Cuando nos permitimos contemplar, sólo percibir, lo primero que sorprende es el silencio que nos rodea. Incluso el canto del pájaro o la estridulación de los insectos o el rumor del mar o el crepitar del fuego o el silbido del viento, al ser solo contemplados apenas anuncian la sonoridad del mundo, sin otra intención que estar ahí. La sola presencia visual o sonora de las cosas, permite una particular atención que goza con la admiración y roza con lo incomprensible.

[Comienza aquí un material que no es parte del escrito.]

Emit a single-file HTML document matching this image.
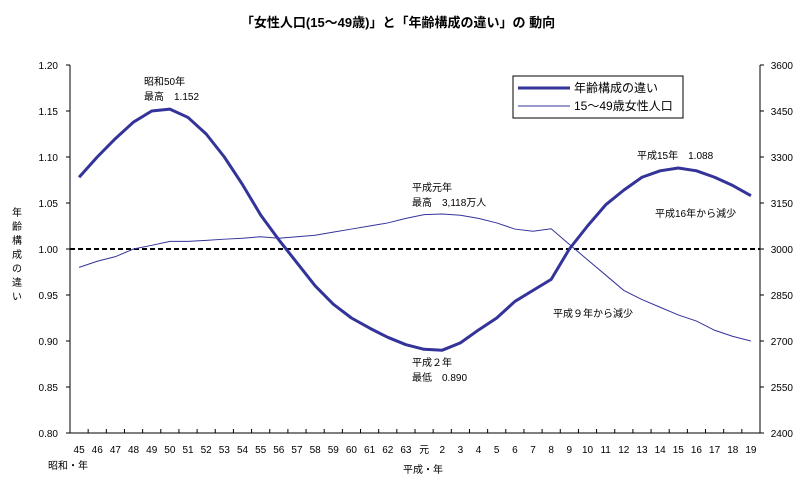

Creo que ese silencio que permite el acto contemplativo sustenta, desde el origen, todos los humanos quehaceres con los que hemos levantado nuestra realidad. Y es que un acto contemplativo puro, sin pretensiones allende de las cosas, rememora nuestra inocencia ante el vivir y quizá por eso lo evitemos, para no oír el vacío de sentido que nos amenaza. Contemplar, simplemente ver y oír para dejarnos sorprender, raya con el asombro original al colocarnos al borde de lo imposible, junto al infinito silencio de esas presencias, ansiosas de que asentemos desde ellas algún motivo que permita el transitar humano, el nuestro.

El origen latino de la palabra contemplación alude a una visión atenta que involucra la intimidad. El término tiene una tradición que se remonta a los griegos, donde contemplar era la sabia actividad que podía percibir los principios de los seres. Durante la cristiandad la palabra asume un sentido que la acerca a la visión del Dios único, a la vida mística. El pragmatismo de la modernidad dejó de lado el valor de la vida contemplativa, resguardándola sólo para los intelectuales o teóricos que poco ofrecen a los constantes cambios mundanos.

La simple actividad contemplativa sería volver a la admiración de lo incomprensible, a lo que aún no hemos medido, a lo que por ajeno y al mismo tiempo íntimo de la existencia, llamamos lo sagrado: ese sentimiento enigmático de estar vivo, aquí y ahora, ante el mundo, de una particular manera.